My favorite part of this is the Harvard Business School Press rep’s sweetly innocent comment in the Financial Times that “any associated licence fees… simply shift the payment for these articles from the school to the library.” Oh thanks! How kind of you to spare the poor hardscrable business programs from paying these fees and instead making those libraries who are just swimming in money pay. This is actually kind of an evil genius move. Librarians hate making their faculty unhappy. Most will bend over backwards to do things to win the esteem of their faculty. We hate saying no to our constituents (why do I picture an EBSCO executive whispering these exact words into a Harvard Business School Press executive’s ear over martinis?). So, probably some libraries have actually paid these exorbitant fees because their department asked them to.

But the author of the FT article does write something else which I find encouraging: “students can continue to gain access via libraries and other research portals to HBR articles faculty members would like to recommend.” Ah, so, faculty, just recommend that your students read articles from Harvard Business Review. Tell them that you strongly recommend (wink wink) x article and tell them that it’s in Business Source Premier. Apparently, Harvard is completely ok with you doing that (they said it themselves!), so it’s all good.

Many academic libraries have been facing horrific budget cuts year after year. We cut to the bone one year and think it can’t get any leaner, and then we have to do it all over again a year or two later. We care deeply about making the materials faculty and students need available to them and it hurts our hearts to cut things that we know are needed and used. So if some guy in a suit whose publishing house had revenues of $165 million last year ($30 million more than in 2010 — what recession?!?) comes and tells me that his information is so high quality that he has to protect it by charging the library TWICE for it, I would slam my office door in his face.

We have to draw the line somewhere, right? If not now, when?

Image credit: “A line in the sand” by Martin Grüner Larsen, on Flickr

6 Comments

  1. Leslie Andersen

    Amen, sister! Thanks SO much for posting this! There is only one word to describes HBR’s practice and that is extortion!

    Unfortunately, in this data aggregated world we librarians live in, we are constantly paying for the same thing twice, three times, and on and on. That and paying copyright fees for things that are clearly fair use is my biggest pet peeve. As Barbara Fister put it this week in her blog, Library Babelfish, there is only one word we need to say to publishers and that is NO!!! If we all did that, sea changes would happen….

  2. Great post. I feel like there’s a fantastic information literacy opportunity in this.

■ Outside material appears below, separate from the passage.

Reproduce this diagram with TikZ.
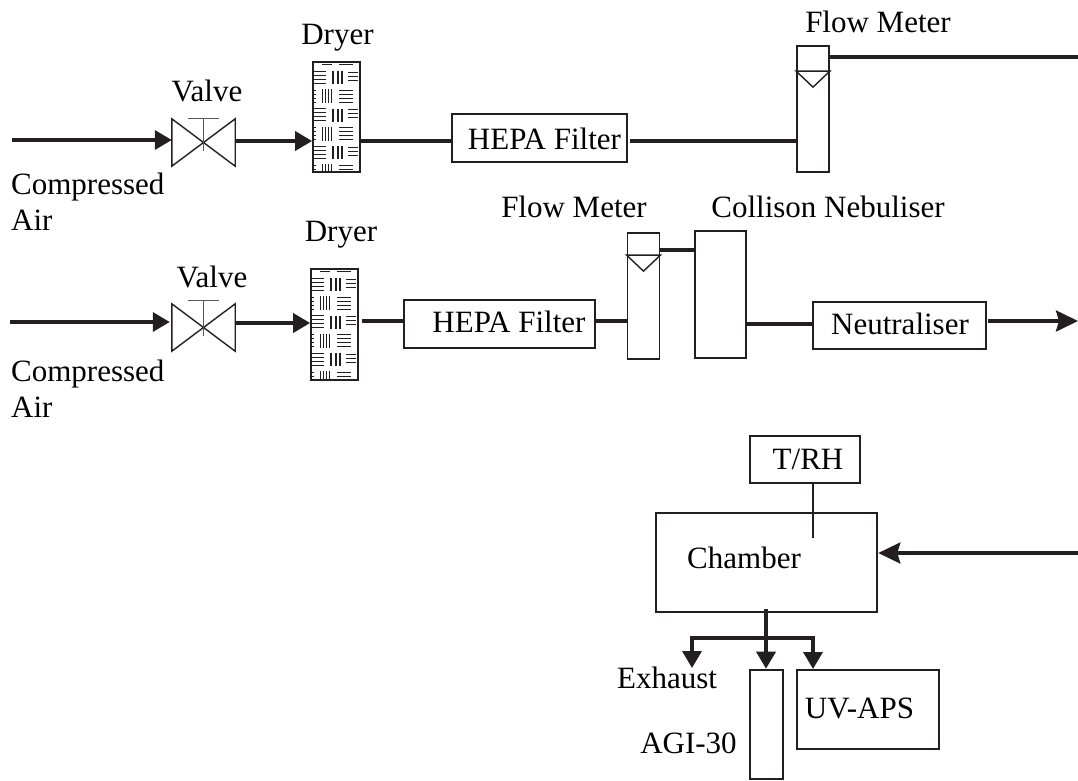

Something along the lines of:

    –Students are instructed by the prof that they will need to access HBR case studies for this class.
    –Students are given an overview of the access issues educational institutions have with HBR (perhaps by being pointed to blog posts like this one, or other astute commentary by experts in the field of scholarly communication), thus learning about scholarly communication in the process.
    –Students are told that despite this, they are still responsible for accessing HBR for the class, with assurances that there are ways to do so without having to pay for each case study (with a hint/wink that points them towards the library/ref desk).
    –Students are cut loose and must rely on the information they’ve been given, and the resources they have at their disposal (i.e., knowledgeable librarians, etc.), to fulfill their requirements for the course and gain access to the HBR case studies.

    Perhaps my idea is a bit heavy handed, but I think the more transparent we are as educators to students about these complications related to information access, the more our students will actually *learn* about how to find, access, and use information in our current environment.

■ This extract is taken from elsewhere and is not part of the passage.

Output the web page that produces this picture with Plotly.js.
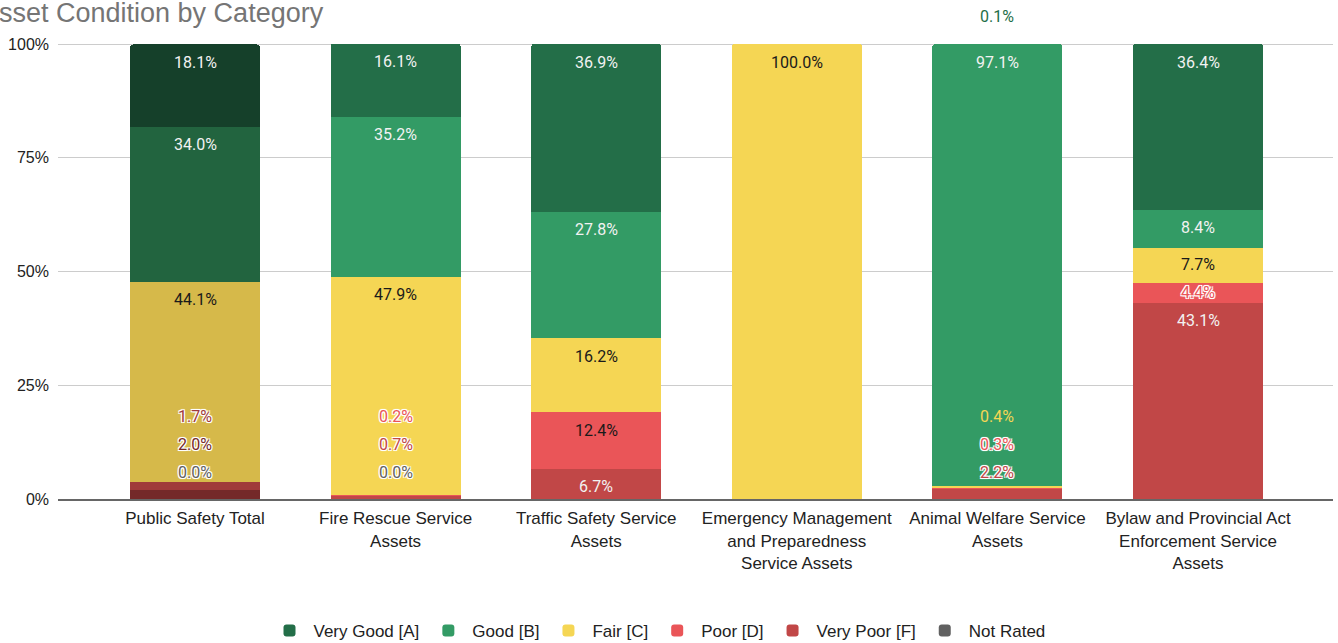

    • Thanks for keeping this discussion going meredith – it’s greatly needed. Great response, Donna! There’s been a good discussion of all these issues within our large state University system and I’ve argued the info lit angle (and as a way to create more collabs with biz faculty in designing assignments that integrate IL) as way to get some positive out of the negative aspects of not paying what I’ve described as a ‘ransom.’ My hope is that we can get our whole system to deny paying this ransom, even though each institution has been approached to pay separately.

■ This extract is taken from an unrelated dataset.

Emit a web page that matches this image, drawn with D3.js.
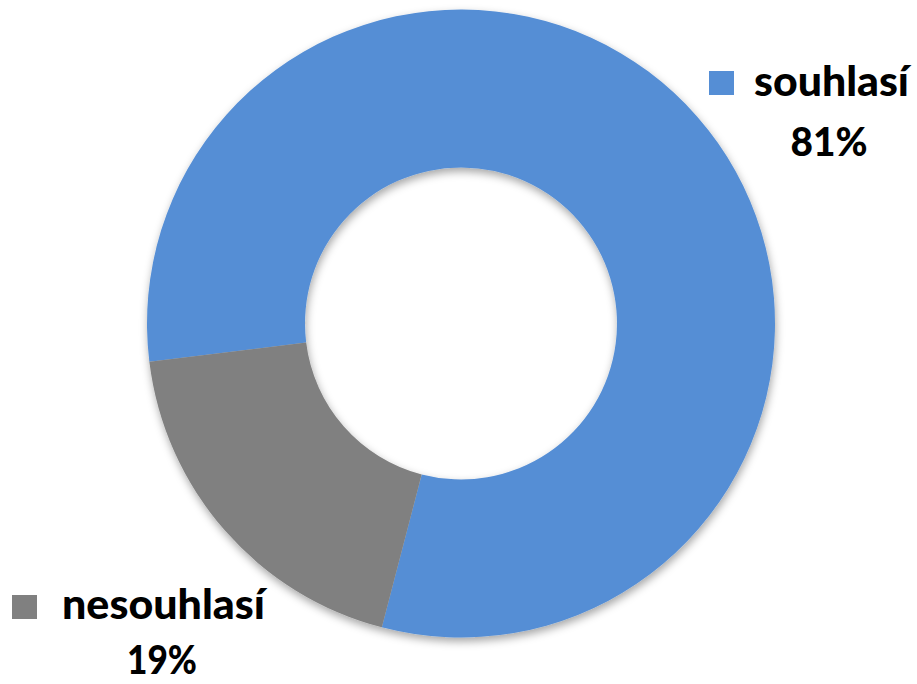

  3. Thanks for writing this.

    So I just noticed this paragraph appended to the end of HBR PDF’s from EBSCO (I mentioned this to someone, who directed me to your blog):

    ********
    Harvard Business Review and Harvard Business Publishing Newsletter content on EBSCOhost is licensed for
    the private individual use of authorized EBSCOhost users. It is not intended for use as assigned course material
    in academic institutions nor as corporate learning or training materials in businesses. Academic licensees may
    not use this content in electronic reserves, electronic course packs, persistent linking from syllabi or by any
    other means of incorporating the content into course resources. Business licensees may not host this content on
    learning management systems or use persistent linking or other means to incorporate the content into learning
    management systems. Harvard Business Publishing will be pleased to grant permission to make this content
    available through such means. For rates and permission, contact permissions@harvardbusiness.org.
    *********

    That’s right, they say you aren’t allowed to put URLs to HBR articles you license from EBSCO in your syllabi. What?

    What they really want to say, of course, is that you aren’t allowed to use EBSCO platform provided articles for any readings assigned or recommended as part of a course. I wonder why they don’t try just saying that, rather than just trying to limit ‘methods’, like, um, hyperlinks to articles.

  4. Jenna Mayotte

    I remember clearly back when you first blogged about HBR. I printed out the warning statement at the end of an HBR article from EBSCO and had a meeting with our Copyright Adviser – a fairly new but increasingly important position at the University, within our Library (he’s now the Interim Dean of the Library). We then met with a department chair in the b-school to confirm and declare with the weight of our profession behind us, that the way the statement was written, we believed the best (and allowable) practice going forward was to provide students with citations and have them look up the articles themselves – and enjoy the teachable moment. This was important because the chair was writing a proposal for an new executive ed program with the government and needed to know how to budget for materials since the b-school had to provide them. The Adviser/Lawyer said that we were definitely within our license agreement. Unfortunately, no matter how many times I confirmed our position to faculty over the years, or trotted out the law degree/PhD having professional that claimed it so, their own (top-secret and personal) sales contacts at HBR told them they could absolutely not do that, students had to buy coursepacks and could not use anything they found in the library subscription for coursework (apparently random happenstance is a new research strategy I was previously unaware of). So every time they tweaked their language, every time a new faculty member came to ask, I tried again and again to persuade them. Never worked, I’m just a librarian, what could I possibly know about it. I have dropped countless f-bombs on my colleagues about this, they all knew to duck and cover when someone mentioned HBR within earshot (and sometimes even EBSCO). So now I work in a public library, where nobody gives a fig about HBR. Glad to have the monkey off my back, yet also happy to see this finally getting the attention it deserved way back when when you told us so.